When it comes to exercise, intensity matters.
There are different ways of measuring, or gauging, heart rate intensity.
Taking your heart rate, either at the radial artery in the wrist or the carotid artery in the neck, can be dicey. Generally you need to slow down or stop to find the pulse, allowing your heart rate to drop.
Heart rate monitors can circumvent these challenges. Some exercise equipment has built in monitors and will provide a digital display of your changing heart rate. Personal heart rate monitors are also effective though are not a necessary expense. I have a heart rate monitor I haven’t used regularly in several years. Every now and then I strap it on as a check on my perceived level of work.
A common and useful test for recreational fitness enthusiasts is the talk test. If you can hold a conversation but not sing a song, you are likely working within an effective intensity level. I recall the first trainer I ever hired telling me to sing “Old MacDonald Had A Farm” when I was on the stationary bike. At the time I had no idea why and simply thought she was a bit odd, but I now understand what she was looking for.
Another method is the Rate of Perceived Exertion (RPE), sometimes referred to as the Borg Scale. The scale is meant to correspond to heart rate where the level of exertion, multiplied by 10, is roughly equivalent to the actual heart rate.
The RPE scale allows you to gauge your intensity based on how you feel. This subjective experience is based on your whole being and how you feel overall, not just that your legs are fatigued, for example. Research shows that exercisers are able to very accurately gauge and adjust their intensity based on RPE and that there is a strong correlation to heart rate.

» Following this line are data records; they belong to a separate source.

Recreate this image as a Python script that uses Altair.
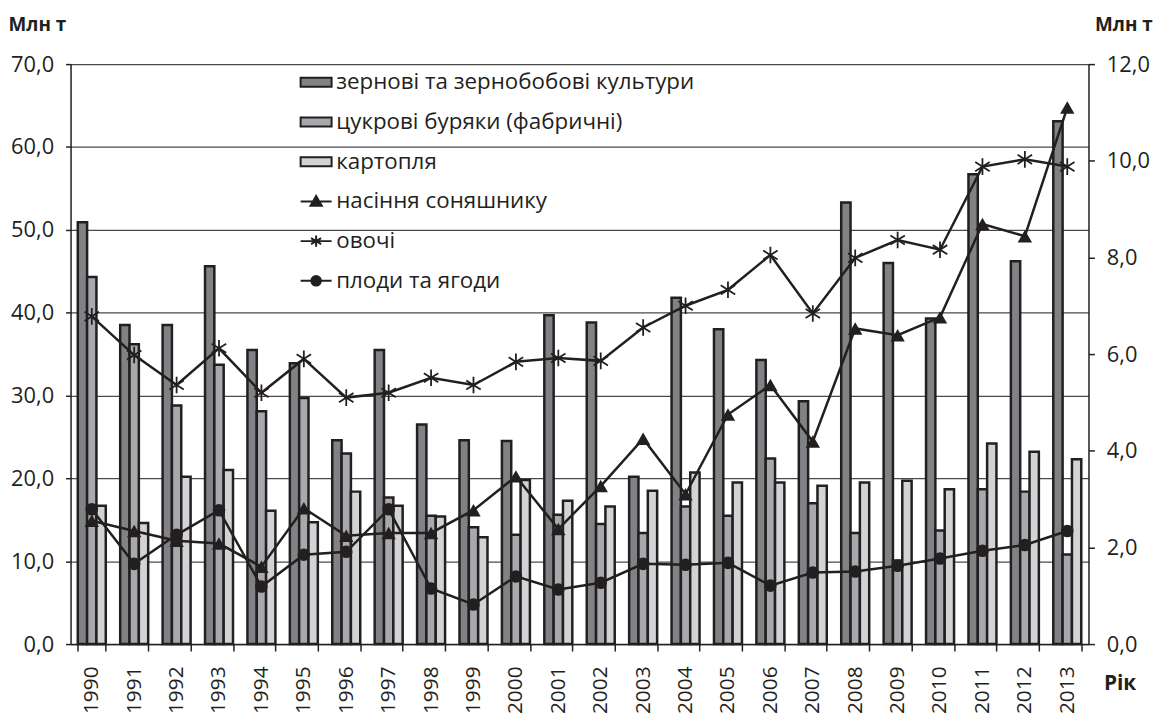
import altair as alt
import pandas as pd

years = [str(y) for y in range(1990, 2014)]

crops = ["зернові та зернобобові культури", "цукрові буряки (фабричні)", "картопля"]
lines_names = ["насіння соняшнику", "овочі", "плоди та ягоди"]

grain = [50.9, 38.5, 38.5, 45.6, 35.5, 33.9, 24.6, 35.5, 26.5, 24.6, 24.5, 39.7,
         38.8, 20.2, 41.8, 38.0, 34.3, 29.3, 53.3, 46.0, 39.3, 56.7, 46.2, 63.1]
beet = [44.3, 36.2, 28.8, 33.7, 28.1, 29.7, 23.0, 17.7, 15.5, 14.1, 13.2, 15.6,
        14.5, 13.4, 16.6, 15.5, 22.4, 17.0, 13.4, 10.1, 13.7, 18.7, 18.4, 10.8]
potato = [16.7, 14.6, 20.2, 21.0, 16.1, 14.7, 18.4, 16.7, 15.4, 12.9, 19.8, 17.3,
          16.6, 18.5, 20.7, 19.5, 19.5, 19.1, 19.5, 19.7, 18.7, 24.2, 23.2, 22.3]

sunflower = [2.55, 2.34, 2.14, 2.08, 1.6, 2.81, 2.24, 2.3, 2.3, 2.77, 3.47, 2.38,
             3.27, 4.25, 3.1, 4.75, 5.36, 4.19, 6.53, 6.39, 6.76, 8.69, 8.44, 11.1]
vegetables = [6.78, 5.98, 5.36, 6.12, 5.2, 5.9, 5.1, 5.2, 5.51, 5.36, 5.84, 5.92,
              5.86, 6.55, 7.0, 7.33, 8.05, 6.84, 7.99, 8.36, 8.16, 9.88, 10.03, 9.88]
fruits = [2.79, 1.66, 2.26, 2.77, 1.19, 1.85, 1.91, 2.79, 1.15, 0.82, 1.40, 1.13,
          1.27, 1.66, 1.64, 1.68, 1.21, 1.48, 1.50, 1.62, 1.77, 1.93, 2.05, 2.34]

bar_greys = ["#818285", "#a8a9ac", "#d2d3d5"]
ink = "#231f20"
FONT = "Open Sans"

bar_rows = []
for name, vals in zip(crops, [grain, beet, potato]):
    for y, v in zip(years, vals):
        bar_rows.append({"year": y, "crop": name, "value": v})
bar_df = pd.DataFrame(bar_rows)

line_rows = []
for name, vals in zip(lines_names, [sunflower, vegetables, fruits]):
    for y, v in zip(years, vals):
        line_rows.append({"year": y, "series": name, "value": v})
line_df = pd.DataFrame(line_rows)

num_label = "replace(format(datum.value, '.1f'), '.', ',')"

x_enc = alt.X(
    "year:N", sort=years,
    scale=alt.Scale(paddingInner=0.34, paddingOuter=0.17),
    axis=alt.Axis(labelAngle=-90, tickBand="extent", tickSize=7, labelPadding=15,
                  labelFontSize=21,
                  grid=False, title="Рік", titleX=1040, titleY=40, titleFontSize=21,
                  titleAlign="left", titleBaseline="middle",
                  titleFontWeight="bold"),
)

bars = alt.Chart(bar_df).mark_bar(stroke=ink, strokeWidth=2.5, strokeOpacity=1).encode(
    x=x_enc,
    xOffset=alt.XOffset("crop:N", sort=crops,
                        scale=alt.Scale(domain=crops, paddingInner=0, paddingOuter=0)),
    y=alt.Y("value:Q", scale=alt.Scale(domain=[0, 70], nice=False),
            axis=alt.Axis(values=list(range(0, 71, 10)), grid=True,
                          gridColor="#4a4a4a", gridWidth=1.3, tickSize=5,
                          labelPadding=12, labelExpr=num_label,
                          title="Млн т", titleAngle=0, titleAlign="left",
                          titleBaseline="middle", titleX=-63, titleY=-40,
                          titleFontWeight="bold")),
    fill=alt.Fill("crop:N", scale=alt.Scale(domain=crops, range=bar_greys), legend=None),
)

right_base = alt.Chart(line_df).encode(
    x=x_enc,
    y=alt.Y("value:Q", scale=alt.Scale(domain=[0, 12], nice=False),
            axis=alt.Axis(orient="right", values=list(range(0, 13, 2)), grid=False,
                          tickSize=6, labelPadding=12, labelExpr=num_label,
                          title="Млн т", titleAngle=0, titleAlign="left",
                          titleBaseline="middle", titleX=6, titleY=-40,
                          titleFontWeight="bold")),
)

star_path = "M0,-1V1M-0.87,-0.55L0.87,0.55M-0.87,0.55L0.87,-0.55"

line = right_base.mark_line(color=ink, strokeWidth=2.5).encode(detail="series:N")
tri = right_base.transform_filter(alt.datum.series == lines_names[0]).mark_point(
    shape="triangle-up", filled=True, color=ink, size=210, opacity=1)
star = right_base.transform_filter(alt.datum.series == lines_names[1]).mark_point(
    shape=star_path, filled=False, color=ink, strokeWidth=1.8, size=280, opacity=1)
circ = right_base.transform_filter(alt.datum.series == lines_names[2]).mark_point(
    shape="circle", filled=True, color=ink, size=160, opacity=1)

right = alt.layer(line, tri, star, circ)

all_series = crops + lines_names
legend_paths = [
    "M-2.6,-0.75H2.6V0.75H-2.6Z",
    "M-2.6,-0.75H2.6V0.75H-2.6Z",
    "M-2.6,-0.75H2.6V0.75H-2.6Z",
    "M-2.6,0H2.6M-0.95,0.75L0,-0.9L0.95,0.75Z",
    "M-2.6,0H2.6M0,-0.95V0.95M-0.85,-0.5L0.85,0.5M-0.85,0.5L0.85,-0.5",
    "M-2.6,0H2.6M-0.8,0A0.8,0.8 0 1,0 0.8,0A0.8,0.8 0 1,0 -0.8,0Z",
]
legend_fills = bar_greys + [ink, ink, ink]
legend_strokes = [ink] * 6
leg = alt.Legend(title=None, orient="none", legendX=236, legendY=7,
                 labelFont=FONT, labelFontSize=22.5, labelColor=ink, labelLimit=600,
                 symbolSize=144, symbolStrokeWidth=2,
                 labelOffset=9, rowPadding=17, padding=0, symbolOpacity=1)

legend_df = pd.DataFrame({"series": all_series})
legend_layer = alt.Chart(legend_df).transform_filter("false").mark_point(
    filled=True, strokeWidth=2, size=144, opacity=1).encode(
    shape=alt.Shape("series:N", scale=alt.Scale(domain=all_series, range=legend_paths), legend=leg),
    fill=alt.Fill("series:N", scale=alt.Scale(domain=all_series, range=legend_fills), legend=leg),
    stroke=alt.Stroke("series:N", scale=alt.Scale(domain=all_series, range=legend_strokes), legend=leg),
)

chart = alt.layer(bars, right, legend_layer).resolve_scale(
    y="independent", shape="independent", fill="independent", stroke="independent"
).properties(
    width=1025, height=584,
    autosize=alt.AutoSizeParams(type="none"),
    padding={"left": 63, "top": 54, "right": 70, "bottom": 80},
).configure_view(stroke=None).configure_axis(
    labelFont=FONT, labelFontSize=22, labelColor=ink,
    titleFont=FONT, titleFontSize=19, titleColor=ink,
    domainColor=ink, domainWidth=1.5, tickColor=ink, tickWidth=1.5,
)

chart.save("out.html", embed_options={"renderer": "svg", "actions": False})
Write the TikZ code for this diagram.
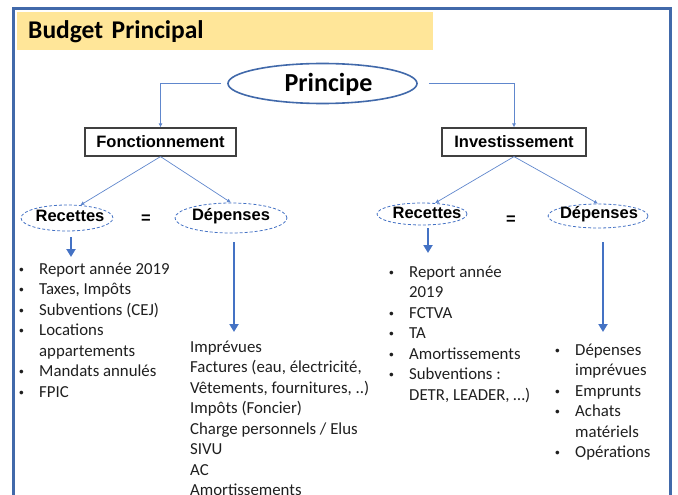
\documentclass[tikz,border=0pt]{standalone}
\usepackage{fontspec}
\setmainfont{Carlito}
\newfontfamily\arialf{Liberation Sans}
\usetikzlibrary{arrows.meta,shapes.geometric}

\definecolor{frameblue}{RGB}{65,105,170}
\definecolor{lineblue}{RGB}{68,114,196}
\definecolor{titleyellow}{RGB}{255,230,153}

\newcommand\bul{{\arialf\fontsize{13.5}{13.5}\selectfont\textbullet}}

\tikzset{
  boxlabel/.style={draw=black!75, line width=1.2pt, inner sep=0pt, minimum height=28pt,
    font=\arialf\bfseries\fontsize{16.5}{18}\selectfont},
  dashell/.style={ellipse, draw=lineblue, densely dashed, line width=0.8pt, inner sep=0pt},
  elltext/.style={inner sep=0pt, font=\arialf\bfseries\fontsize{16.5}{18}\selectfont},
  thinarrow/.style={draw=lineblue!85, line width=0.7pt, -{Latex[length=4pt,width=4pt]}},
  thickarrow/.style={draw=lineblue, line width=2.4pt, -{Triangle[length=8pt,width=9pt]}},
  itemlist/.style={anchor=base west, inner sep=0pt, text=black!88,
    font=\fontsize{16.8}{20.5}\selectfont}
}

\begin{document}
\begin{tikzpicture}[x=1pt,y=-1pt]
			%%%%% START %%%%%
			\useasboundingbox (0,0) rectangle (678,495);
			\clip (0,0) rectangle (678,495);
			
			\draw[frameblue, line width=3pt] (13.5,530) -- (13.5,9) -- (670.5,9) -- (670.5,530);
			
			\node[anchor=base west, fill=titleyellow, text height=27pt, text depth=11pt,
			  inner ysep=0pt, inner xsep=11pt, text width=394pt,
			  font=\bfseries\fontsize{25.5}{28}\selectfont] (title) at (17,39) {Budget Principal};
			
			% principe
			\node[ellipse, draw=frameblue, line width=1.6pt, minimum width=189pt, minimum height=40pt] (pr) at (322.5,83.5) {};
			\node[anchor=base, inner sep=0pt, font=\bfseries\fontsize{26}{30}\selectfont] (prt) at (328.5,92) {Principe};
			
			\node[boxlabel, minimum width=151pt] (fonc) at (160.5,142) {Fonctionnement};
			\node[boxlabel, minimum width=144pt] (inv) at (514,142) {Investissement};
			
			\draw[thinarrow, shorten <=6pt] (pr.west) -| (fonc.north);
			\draw[thinarrow, shorten <=11pt] (pr.east) -| (inv.north);
			
			% fonctionnement
			\node[dashell, minimum width=92pt, minimum height=26pt] (rec1) at (67,218) {};
			\node[elltext] (rec1t) at (70,216) {Recettes};
			\node[dashell, minimum width=112pt, minimum height=30pt] (dep1) at (231,218) {};
			\node[elltext] (dep1t) at (231,216) {Dépenses};
			\node[elltext] (eq1) at (146,219) {=};
			
			\draw[thinarrow] (fonc.south) -- (rec1.44);
			\draw[thinarrow] (fonc.south) -- (dep1.north);
			
			\coordinate (rec1end) at (71,257);
			\coordinate (dep1end) at (234,332);
			\draw[thickarrow, shorten <=6pt] (rec1.south -| rec1end) -- (rec1end);
			\draw[thickarrow, shorten <=9pt] (dep1.south -| dep1end) -- (dep1end);
			
			\node[itemlist] (recl) at (19,274) {\begin{tabular}[t]{@{}p{20pt}@{}l@{}}
			\bul & Report année 2019\\
			\bul & Taxes, Impôts\\
			\bul & Subventions (CEJ)\\
			\bul & Locations\\
			 & appartements\\
			\bul & Mandats annulés\\
			\bul & FPIC
			\end{tabular}};
			
			\node[itemlist] (depl) at (190,352) {\begin{tabular}[t]{@{}l@{}}
			Imprévues\\
			Factures (eau, électricité,\\
			Vêtements, fournitures, ..)\\
			Impôts (Foncier)\\
			Charge personnels / Elus\\
			SIVU\\
			AC\\
			Amortissements
			\end{tabular}};
			
			% investissement
			\node[dashell, minimum width=90pt, minimum height=22pt] (rec2) at (422,214) {};
			\node[elltext] (rec2t) at (427,213) {Recettes};
			\node[dashell, minimum width=100pt, minimum height=24pt] (dep2) at (598,216) {};
			\node[elltext] (dep2t) at (599,214) {Dépenses};
			\node[elltext] (eq2) at (511,220) {=};
			
			\draw[thinarrow] (inv.south) -- (rec2.40);
			\draw[thinarrow] (inv.south) -- (dep2.north);
			
			\coordinate (rec2end) at (428,253);
			\coordinate (dep2end) at (603,332);
			\draw[thickarrow, shorten <=3pt] (rec2.south -| rec2end) -- (rec2end);
			\draw[thickarrow, shorten <=14pt] (dep2.south -| dep2end) -- (dep2end);
			
			\node[itemlist] (recr) at (389,277) {\begin{tabular}[t]{@{}p{20pt}@{}l@{}}
			\bul & Report année\\
			 & 2019\\
			\bul & FCTVA\\
			\bul & TA\\
			\bul & Amortissements\\
			\bul & Subventions :\\
			 & DETR, LEADER, …)
			\end{tabular}};
			
			\node[itemlist] (depr) at (555,355) {\begin{tabular}[t]{@{}p{20pt}@{}l@{}}
			\bul & Dépenses\\
			 & imprévues\\
			\bul & Emprunts\\
			\bul & Achats\\
			 & matériels\\
			\bul & Opérations
			\end{tabular}};
			
			%%%%% END %%%%%
\end{tikzpicture}
\end{document}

It is also possible to set your intensity by goal. For example, if you want to run a four minute kilometre you can measure your intensity keeping that pace and then replicate the intensity level on subsequent runs.
Each method of measuring how hard you are working has its strengths. Find one with which you are comfortable, practice using it accurately, and keep yourself in a heart rate zone which will maximize your time, your energy and your outcomes!